I am shoulding all over myself these days.  Should I have worked less?  Should I have been a better cook, a better housekeeper?  We live in a wonderful city.  Even the National Geographic says so.  
And what does that saying mean anyway?   Does it mean they fly away and remember where they came from?  Does it mean they come back for selected holidays and call home once a week?
I am not handling this well at all.   Intellectually I know they have to go.  And I keep reminding myself that with all of the available technology we are still connected in ways that were not possible just a generation or two ago.  My own father's father died when he was a year old and he was raised by a step mother in a hill town in Italy for reasons I have never fully understood.  She sent him to the local tailor so he could learn a skill and when he was still in his teens, kissed him goodbye and sent him off to America.  She did not see him again for two decades and then it was for the last time.  He bought her a stove and when he went back in later years, a tombstone for her grave.

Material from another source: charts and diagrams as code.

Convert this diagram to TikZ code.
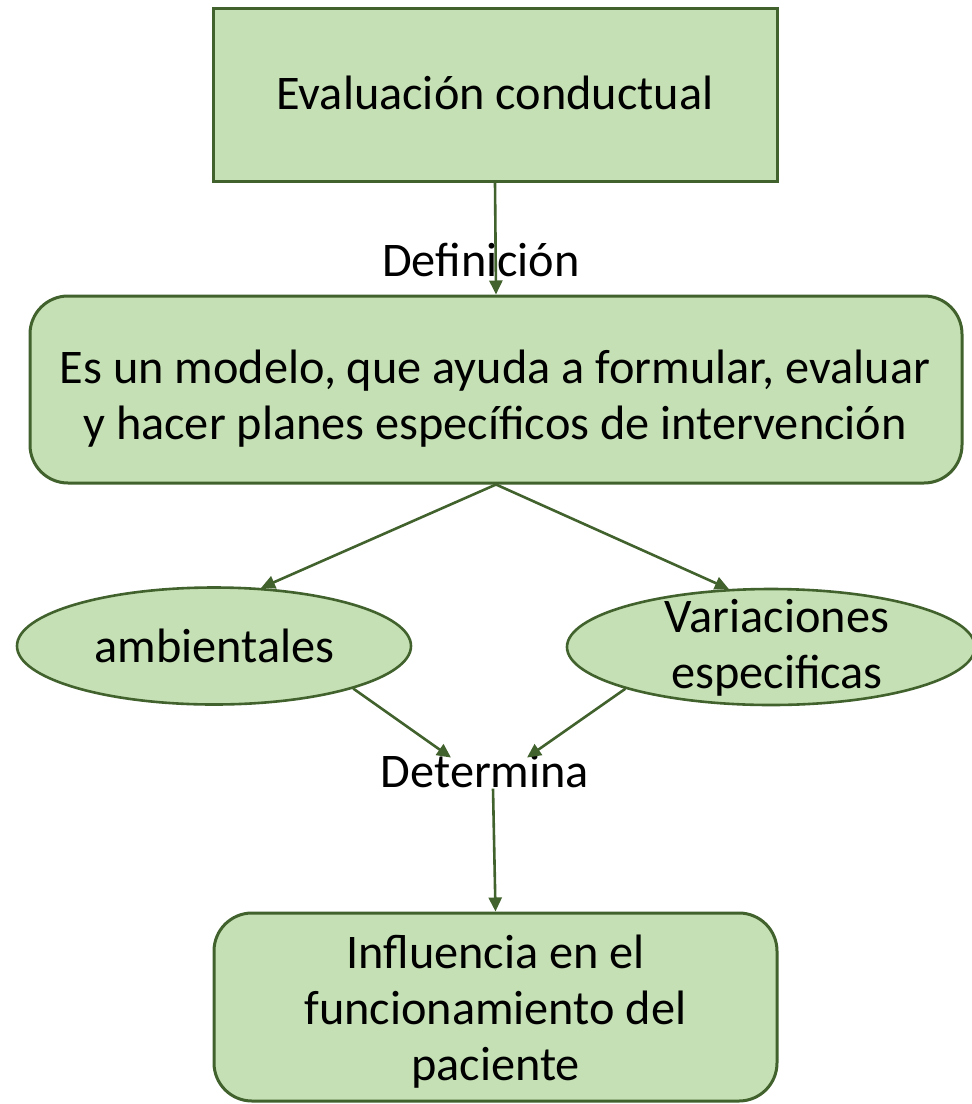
\documentclass[tikz,border=0pt]{standalone}
\usepackage{fontspec}
\setmainfont{Carlito}
\usetikzlibrary{arrows.meta,shapes.geometric,calc}
\definecolor{boxfill}{HTML}{C5E0B4}
\definecolor{boxline}{HTML}{41622C}
\tikzset{
  txt/.style={font=\fontsize{48.3}{56}\selectfont, align=center, inner sep=0pt, text=black},
  sqbox/.style={draw=boxline, fill=boxfill, line width=3pt, inner sep=0pt},
  rbox/.style={sqbox, rounded corners=38pt},
  ellbox/.style={ellipse, draw=boxline, fill=boxfill, line width=2.6pt, inner sep=0pt},
  arr/.style={draw=boxline, line width=2.6pt, -{Triangle[length=14pt,width=13pt]}}
}
\begin{document}
\begin{tikzpicture}[x=1pt,y=-1pt]
\useasboundingbox (0,0) rectangle (972,1104);
% shapes
\node[sqbox, minimum width=564pt, minimum height=173pt] (T) at (495,94.5) {};
\node[rbox, minimum width=932pt, minimum height=187pt] (M) at (496,389.5) {};
\node[ellbox, minimum width=394pt, minimum height=117pt] (L) at (214,646) {};
\node[ellbox, minimum width=408pt, minimum height=116pt] (R) at (771,647) {};
\node[rbox, minimum width=563pt, minimum height=188pt] (B) at (495.5,1007) {};
% texts (base = baseline of last line)
\node[txt, anchor=base] (Tt) at (495,109) {Evaluación conductual};
\node[txt, anchor=base] (Mt) at (495,439) {Es un modelo, que ayuda a formular, evaluar\\y hacer planes específicos de intervención};
\node[txt, anchor=base] (Lt) at (214.5,662) {ambientales};
\node[txt, anchor=base] (Rt) at (777,688) {Variaciones\\especificas};
\node[txt, anchor=base] (Bt) at (495.5,1080) {Influencia en el\\funcionamiento del\\paciente};
% connectors
\draw[arr] (T.south) -- (M.north);
\node[txt, anchor=base] (Def) at (481,276) {Definición};
\draw[arr] (M.south) -- (L.51);
\draw[arr] (M.south) -- (R.126);
\node[txt, anchor=base] (D) at (485,787) {Determina};
\draw[arr] (L.-17) -- ($(D.north)+(-34,4)$);
\draw[arr] (R.196) -- ($(D.north)+(42,4)$);
\draw[arr] ($(D.south)+(8,1)$) -- (B.north);
\end{tikzpicture}
\end{document}
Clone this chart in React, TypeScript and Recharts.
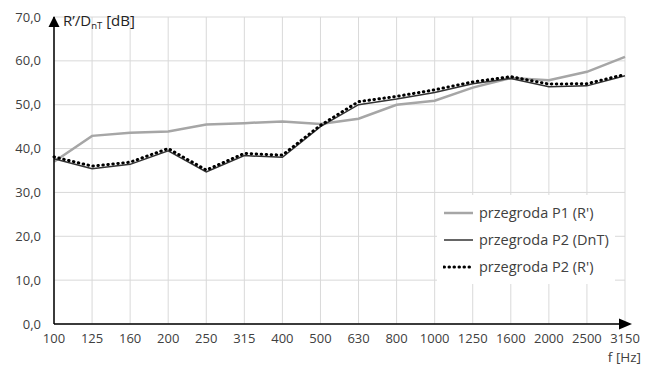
import React from 'react';
import { LineChart, Line, XAxis, YAxis, CartesianGrid, Legend } from 'recharts';

const frequencies = ['100', '125', '160', '200', '250', '315', '400', '500', '630', '800', '1000', '1250', '1600', '2000', '2500', '3150'];
const p1R = [37.0, 42.9, 43.6, 43.9, 45.5, 45.8, 46.2, 45.6, 46.8, 50.0, 50.9, 53.9, 56.1, 55.6, 57.5, 60.9];
const p2DnT = [37.7, 35.4, 36.4, 39.5, 34.7, 38.4, 38.0, 45.0, 50.0, 51.3, 52.8, 54.8, 56.0, 54.1, 54.3, 56.6];
const p2R = [38.1, 36.0, 36.9, 40.0, 35.1, 38.9, 38.5, 45.3, 50.7, 51.9, 53.4, 55.2, 56.4, 54.7, 54.8, 56.9];
const yTicks = [0, 10, 20, 30, 40, 50, 60, 70];
const seriesNames = ['przegroda P1 (R\')', 'przegroda P2 (DnT)', 'przegroda P2 (R\')'];

const data = frequencies.map((f, i) => ({ f, p1R: p1R[i], p2DnT: p2DnT[i], p2R: p2R[i] }));

const FONT = '"Open Sans", sans-serif';
const TEXT = '#404040';

const XLabel = (props: any) => {
  const { x, y, width } = props.viewBox;
  const right = x + width;
  return (
    <g>
      <path d={`M${right - 6},${y - 5.5} L${right + 7},${y} L${right - 6},${y + 5.5} Z`} fill="#000" />
      <text x={right + 16} y={y + 38} textAnchor="end" fontFamily={FONT} fontSize={13.5} fill={TEXT}>
        f [Hz]
      </text>
    </g>
  );
};

const YLabel = (props: any) => {
  const { x, y, width } = props.viewBox;
  const ax = x + width;
  return (
    <g>
      <path d={`M${ax - 5.5},${y + 10} L${ax},${y - 1} L${ax + 5.5},${y + 10} Z`} fill="#000" />
      <text x={ax + 9} y={y + 9} fontFamily={FONT} fontSize={15} fill="#222">
        R’/D<tspan fontSize={9.5} dy={3}>nT</tspan><tspan dy={-3}> [dB]</tspan>
      </text>
    </g>
  );
};

const LegendContent = () => {
  const samples = [
    { stroke: '#a6a6a6', width: 2.5, dash: undefined, cap: 'butt' },
    { stroke: '#333', width: 1.5, dash: undefined, cap: 'butt' },
    { stroke: '#000', width: 3, dash: '0.5 4.5', cap: 'round' },
  ];
  return (
    <div style={{ background: '#fff', padding: '4px 6px 4px 6px', fontFamily: FONT, fontSize: 14.5, color: TEXT }}>
      {seriesNames.map((name, i) => (
        <div key={name} style={{ display: 'flex', alignItems: 'center', height: 27 }}>
          <svg width={32} height={10} style={{ marginRight: 4 }}>
            <line x1={1} y1={5} x2={30} y2={5} stroke={samples[i].stroke} strokeWidth={samples[i].width}
              strokeDasharray={samples[i].dash} strokeLinecap={samples[i].cap as any} />
          </svg>
          <span>{name}</span>
        </div>
      ))}
    </div>
  );
};

export default function App() {
  return (
    <div style={{ position: 'absolute', left: 0, top: 0, width: 650, height: 367, background: '#fff' }}>
      <LineChart width={650} height={367} data={data} margin={{ top: 17, right: 25, bottom: 13, left: 4 }}>
        <CartesianGrid stroke="#d9d9d9" strokeWidth={1} vertical horizontal />
        <XAxis dataKey="f" tickLine={false} axisLine={{ stroke: '#000', strokeWidth: 1.5 }} height={30}
          tick={{ fontFamily: FONT, fontSize: 13, fill: TEXT }} tickMargin={4} interval={0}
          label={<XLabel />} />
        <YAxis domain={[0, 70]} ticks={yTicks} tickLine={false} axisLine={{ stroke: '#000', strokeWidth: 1.5 }} width={50}
          tick={{ fontFamily: FONT, fontSize: 13, fill: TEXT }} tickMargin={7}
          tickFormatter={(v: number) => v.toFixed(1).replace('.', ',')}
          label={<YLabel />} />
        <Legend layout="vertical" align="center" verticalAlign="middle" content={<LegendContent />}
          wrapperStyle={{ position: 'absolute', left: 437, top: 195, width: 'auto' }} />
        <Line dataKey="p1R" name={seriesNames[0]} stroke="#a6a6a6" strokeWidth={2.5} dot={false} isAnimationActive={false} />
        <Line dataKey="p2DnT" name={seriesNames[1]} stroke="#333" strokeWidth={1.5} dot={false} isAnimationActive={false} />
        <Line dataKey="p2R" name={seriesNames[2]} stroke="#000" strokeWidth={3} strokeDasharray="0.5 4.5" strokeLinecap="round" dot={false} isAnimationActive={false} />
      </LineChart>
    </div>
  );
}
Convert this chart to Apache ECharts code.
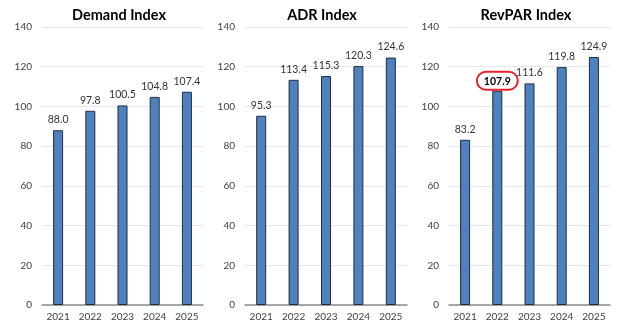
<!DOCTYPE html>
<html><head><meta charset="utf-8">
<script src="https://cdn.jsdelivr.net/npm/echarts@6/dist/echarts.min.js"></script>
<style>html,body{margin:0;padding:0;background:#fff}#c{width:640px;height:335px}</style>
</head><body><div id="c"></div>
<script>
const years = ['2021','2022','2023','2024','2025'];
const titles = ['Demand Index','ADR Index','RevPAR Index'];
const demand = [88.0, 97.8, 100.5, 104.8, 107.4];
const adr = [95.3, 113.4, 115.3, 120.3, 124.6];
const revpar = [83.2, 107.9, 111.6, 119.8, 124.9];
const yTicks = [0, 20, 40, 60, 80, 100, 120, 140];
const highlight = {series: 2, index: 1};

const font = 'Lato, "Open Sans", sans-serif';
const grids = [
  {left: 42, width: 161, top: 27, bottom: 30},
  {left: 245, width: 162, top: 27, bottom: 30},
  {left: 449, width: 161, top: 27, bottom: 30}
];
const titleCenters = [114, 317, 521];
const allData = [demand, adr, revpar];
const chart = echarts.init(document.getElementById('c'));
const option = {
  animation: false,
  title: titles.map((t, i) => ({
    text: t, left: titleCenters[i], textAlign: 'center', top: 3,
    textStyle: {fontFamily: font, fontSize: 14.5, fontWeight: 'bold', color: '#000'}
  })),
  grid: grids,
  xAxis: grids.map((g, i) => ({
    type: 'category', gridIndex: i, data: years,
    axisTick: {show: false},
    axisLine: {lineStyle: {color: '#8c8c8c', width: 1.5}},
    axisLabel: {color: '#404040', fontSize: 10, fontFamily: font, margin: 7}
  })),
  yAxis: grids.map((g, i) => ({
    type: 'value', gridIndex: i, min: yTicks[0], max: yTicks[yTicks.length - 1], interval: 20,
    axisLine: {show: false}, axisTick: {show: false},
    axisLabel: {color: '#404040', fontSize: 10, fontFamily: font, margin: 10},
    splitLine: {lineStyle: {color: '#e6e6e6', width: 1.2}}
  })),
  series: allData.map((d, i) => ({
    type: 'bar', xAxisIndex: i, yAxisIndex: i, barWidth: 10,
    itemStyle: {color: '#4f81bd', borderColor: '#1f2d44', borderWidth: 1},
    label: {show: true, position: 'top', distance: 5, color: '#333', fontSize: 10.5, fontFamily: font,
      formatter: p => p.value.toFixed(1)},
    data: d.map((v, j) => {
      if (i === highlight.series && j === highlight.index) {
        return {value: v, label: {fontWeight: 'bold', color: '#000', borderColor: '#e8202a', borderWidth: 2,
          borderRadius: [19, 19, 19, 19], padding: [4, 7, 3, 7], distance: 1}};
      }
      return v;
    })
  }))
};
chart.setOption(option);
</script></body></html>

I find myself wanting to talk to her.  How did you do it?   Did you cry?  Maybe that's just the way it was and she stoically sent him across the ocean in a manner that was common in that era.  There was nothing for him there and she sent him off with hope. 
I find myself reflecting on Khalil Gibran's beliefs.
Your children are not your children.
They are the sons and daughters of Life's longing for itself.  
They come through you but not from you,
and though they are with you and yet they belong not to you.
You may give them your love, but not your thoughts.
For they have their own thoughts.
You may house their bodies but not their souls,
for their souls dwell in the house of tomorrow, which you cannot visit, not even in your dreams.
You may strive to be like them, but seek not to make them like you.
For life goes not backward, nor tarries with yesterday.